Could I do the same thing today, ten years later? I’m not sure. It’s a work in progress, especially after years of navigating the literary landscape that so many writers experience, one of hierarchy and far more rejection (of people and work) than acceptance. I have been rebelling against this lately, this idea that I am—or my work is—somehow “less than” someone whose writing is deemed by others as more poetic, skillful, or important. The one fundamental principle I realize I stand for is this: no one is more important or “better” than anyone else. No one. That doesn’t mean one can’t improve as a writer or that one’s work is always ready for publication. But it does mean that our value as human beings, including the value of our contributions to society and the respect we should give to others or deserve ourselves, has nothing to do with Pulitzer prizes or reviews in The New York Times.

Lately I’ve been reading Letters to a Young Poet by Rainer Maria Rilke, a book given to me long ago by a dear friend. Though Rilke was writing in a far different time, his words still resonate. The words below that I recently read hit home for me, so until we meet again here, I will leave you with them now.
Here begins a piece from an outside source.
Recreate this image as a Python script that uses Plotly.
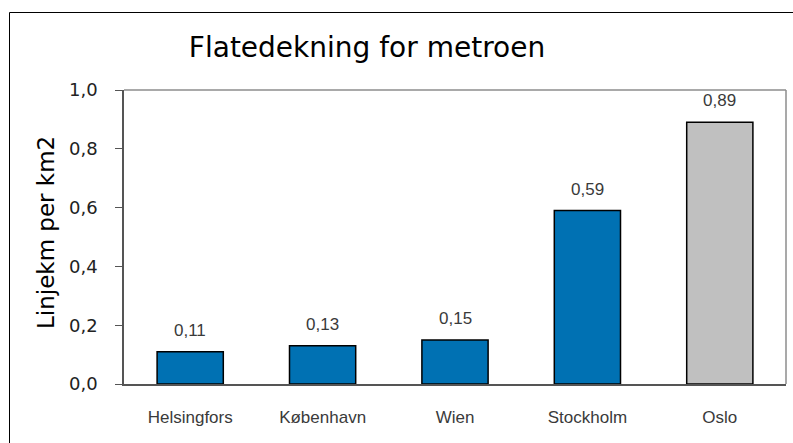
import plotly.graph_objects as go

# Metro coverage: line-km per km2 by city
cities = ["Helsingfors", "København", "Wien", "Stockholm", "Oslo"]
values = [0.11, 0.13, 0.15, 0.59, 0.89]
bar_colors = ["#0071B3", "#0071B3", "#0071B3", "#0071B3", "#C0C0C0"]
y_ticks = [0.0, 0.2, 0.4, 0.6, 0.8, 1.0]

W, H = 793, 443
ML, MR, MT, MB = 124, 7, 90, 59
pw, ph = W - ML - MR, H - MT - MB


def px_x(x):
    return (x - ML) / pw


def px_y(y):
    return (H - MB - y) / ph


fig = go.Figure(
    go.Bar(
        x=cities,
        y=values,
        marker=dict(color=bar_colors, line=dict(color="#000000", width=1.5)),
        hoverinfo="skip",
    )
)

# value labels above each bar
for c, v in zip(cities, values):
    fig.add_annotation(
        x=c, y=v, text=f"{v:.2f}".replace(".", ","),
        showarrow=False, yanchor="bottom", yshift=10,
        font=dict(family="Liberation Sans, Arial", size=17, color="#3A3A3A"),
    )

# y-axis title
fig.add_annotation(
    xref="paper", yref="paper", x=px_x(46), y=px_y(233),
    text="Linjekm per km2", textangle=-90, showarrow=False,
    xanchor="center", yanchor="middle",
    font=dict(family="DejaVu Sans", size=23, color="#000000"),
)

shapes = [
    # plot frame, top and right
    dict(type="line", xref="paper", yref="paper", x0=0, x1=1, y0=1, y1=1,
         line=dict(color="#8C8C8C", width=1.5)),
    dict(type="line", xref="paper", yref="paper", x0=1, x1=1, y0=0, y1=1,
         line=dict(color="#8C8C8C", width=1.5)),
    # outer chart border
    dict(type="line", xref="paper", yref="paper", x0=px_x(9.5), x1=px_x(9.5),
         y0=px_y(12.5), y1=px_y(443), line=dict(color="#000000", width=1)),
    dict(type="line", xref="paper", yref="paper", x0=px_x(9.5), x1=px_x(793),
         y0=px_y(12.5), y1=px_y(12.5), line=dict(color="#000000", width=1)),
]

fig.update_layout(
    width=W, height=H,
    margin=dict(l=ML, r=MR, t=MT, b=MB),
    paper_bgcolor="white", plot_bgcolor="white",
    separators=", ",
    bargap=0.5,
    showlegend=False,
    shapes=shapes,
    title=dict(
        text="Flatedekning for metroen",
        xref="container", x=367 / W, xanchor="center",
        yref="container", y=1 - 47 / H, yanchor="middle",
        font=dict(family="DejaVu Sans", size=28, color="#000000"),
    ),
    xaxis=dict(
        showline=True, linecolor="#555555", linewidth=1.5,
        ticks="", showgrid=False, ticklabelstandoff=17,
        tickfont=dict(family="Liberation Sans, Arial", size=17, color="#3A3A3A"),
    ),
    yaxis=dict(
        range=[0, 1.0], tickvals=y_ticks, tickformat=".1f",
        showline=True, linecolor="#555555", linewidth=1.5,
        ticks="outside", ticklen=7, tickcolor="#555555", tickwidth=1,
        showgrid=False, zeroline=False, ticklabelstandoff=14,
        tickfont=dict(family="DejaVu Sans", size=18, color="#222222"),
    ),
)

fig.write_html("out.html")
“You ask whether your verses are good. You ask me. You have asked others before. You sent hem to magazines. You compare them with other poems., and you are disturbed when certain editors reject your efforts. Now (since you have allowed me to advise you) I beg you to give up all that. You are looking outward, and that above all you should not do now. Nobody can counsel and help you, nobody. There is only one single way. Go into yourself. Search for the reason that bids you write; find out whether it is spreading its roots in the deepest places of your heart, acknowledge to yourself whether you would have to die if it were denied you to write. This above all—ask yourself in the stillest hour of your night: must I write? Delve into yourself for a deep answer. And if this should be affirmative, if you may meet this earnest question with a strong and simple “I must,” then build your life according to this necessity….draw near to Nature. Then try, like some first human being, to say what you see and experience and love and lose.”